Authors: Richard Carson; Joshua S. Graff Zivin; Jordan Louviere; Sally Sadoff; Jeffrey G. Shrader Jr.

Abstract: Innovation is important for firm performance and broader economic growth. But breakthrough innovations necessarily require greater risk-taking than more incremental approaches. To understand how managers respond to uncertainty when making research and development decisions, we conducted three experiments with master’s degree students in a program focused on the intersection of business and technology. Study participants were asked to choose whether to fund hypothetical research projects using a process that mirrors real-world research and development funding decisions. The experiments provided financial rewards that disproportionately encouraged the choice of higher-risk projects. Despite these incentives, most participants chose lower-risk projects at the expense of projects more likely to generate a large payoff.

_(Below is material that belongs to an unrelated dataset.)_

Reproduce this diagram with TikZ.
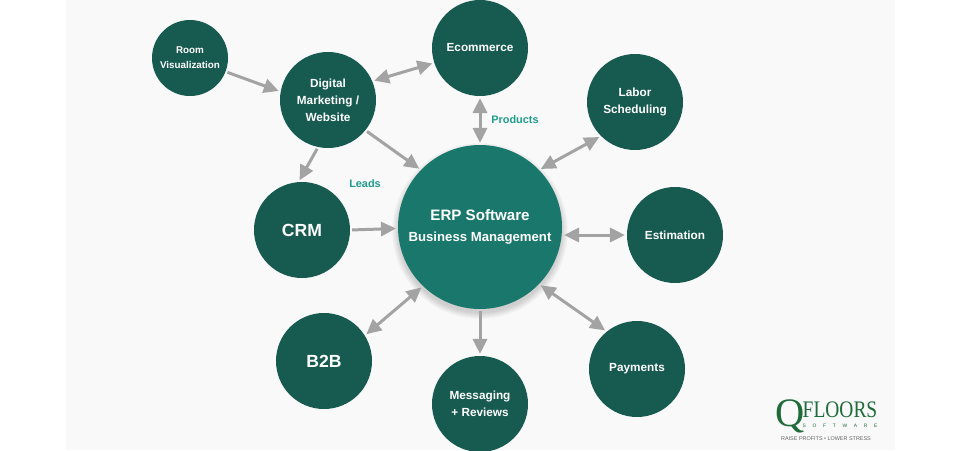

We also elicited participants’ personal risk preferences and found that decision-makers who are more tolerant of risk were more likely to fund breakthrough projects. The results suggest that the risk preferences of managers in charge of research investments may have an oversized effect on the rate of breakthrough innovation and the profitability of firms.

Keywords: Risk Preferences; Research and Development; Innovation; Decision-Making

JEL Codes: D81; G11; O31


Causal Claims Network Graph

Edges that are evidenced by causal inference methods are in orange, and the rest are in light blue.


Causal Claims

CauseEffect
managers' risk preferences (D81)funding decisions (I22)
risk-tolerant managers (G40)choice of high-variance projects (G11)
emphasis on variance in project ratings (H43)increased variance aversion (D81)
larger budgets (H61)variance preference (D11)
financial scarcity (G59)risk aversion (D81)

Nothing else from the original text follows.